Id. at 484, 92 S.Ct. at 2601.

In Moss v. Patterson, 555 F.2d 137 (6th Cir.) (per curiam), cert. denied, 434 U.S. 873, 98 S.Ct. 221, 54 L.Ed.2d 153 (1977), an appeal from the dismissal of a petition for a writ of habeas corpus, we discussed the impact of Morrissey upon a parolee's right to a hearing before his parole status is revoked. In Moss, the parolee committed a subsequent crime while on parole in Ohio, a violation of his parole conditions. The Ohio parole authority revoked his parole for this violation. Pursuant to Ohio Revised Code § 2929.41, no parole revocation hearing was given.

The district court in Moss determined that under Ohio Revised Code § 2929.41(B)(3), a parolee was automatically precluded from seeking reinstatement on parole where he was convicted of a subsequent crime until a statutory minimum had been served for the subsequent crime. Id. at 137. The district court then held that because no purpose would be served by a final revocation hearing, the parole authority had not violated due process by summarily revoking his parole. Id. at 137-38.

We disagreed with the district court's interpretation of Ohio Revised Code § 2929.41(B)(3). We noted that since our decision in Inmates Councilmatic Voice v. Rogers, No. C72-1052 (N.D.Ohio 1974), aff'd and modified, 541 F.2d 633 (6th Cir.1976), the "Adult Parole Authority ha[d] promulgated rules ... which afford[ed] final revocation hearings in all cases, including those where a parolee is convicted of a new crime." Id. at 138. We concluded that the district court's interpretation of Ohio Revised Code § 2929.41 would render those rules meaningless. Id. Thus, we held that a better interpretation of the statute was that "it has nothing whatsoever to do with when a parole should be revoked, but was designed to set out rules for the imposition of sentence on a subsequent conviction after a parole has been revoked." Id.; see also id. at n. 3.

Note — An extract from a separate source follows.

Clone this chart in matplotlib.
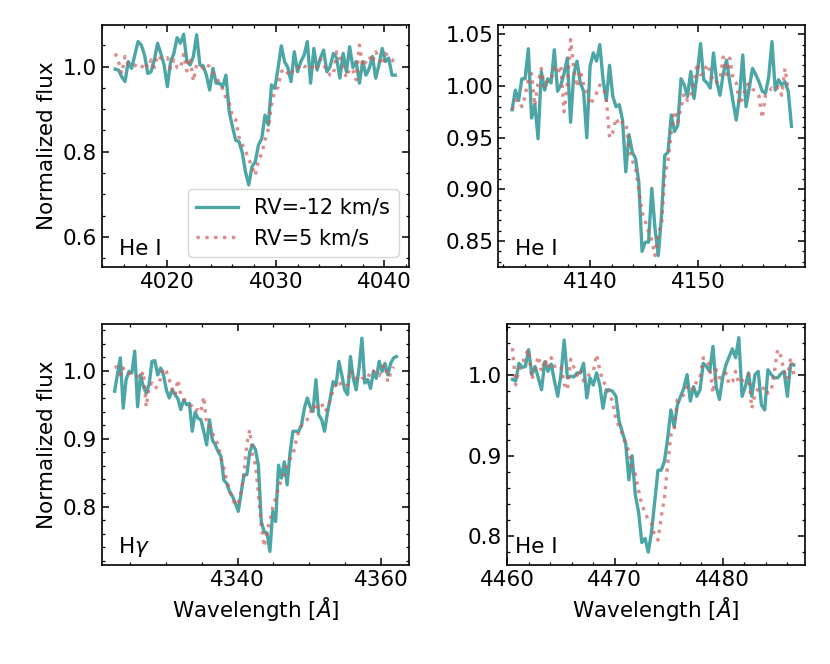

Implicit in our holding in Moss is the determination that the Ohio Adult Parole Authority possessed discretion in determining whether to revoke the parolee's parole status following the commission of a new crime. We then held that to revoke parole without the benefit of a meaningful hearing concerning mitigating factors would conflict with the Supreme Court's holding in Morrissey. Id. at 138. Following this holding we stated, "[r]egardless of how the statute is construed, we adhere to the opinion expressed in Inmates Councilmatic Voice v. Rogers, 541 F.2d at 636, that a parolee convicted of a subsequent crime is entitled to a parole revocation hearing if he requests it...." Id. at 138-139. To the extent that this last statement means a final parole revocation hearing must be given even where a parole violation results in an automatic, nondiscretionary revocation of parole, it is dictum.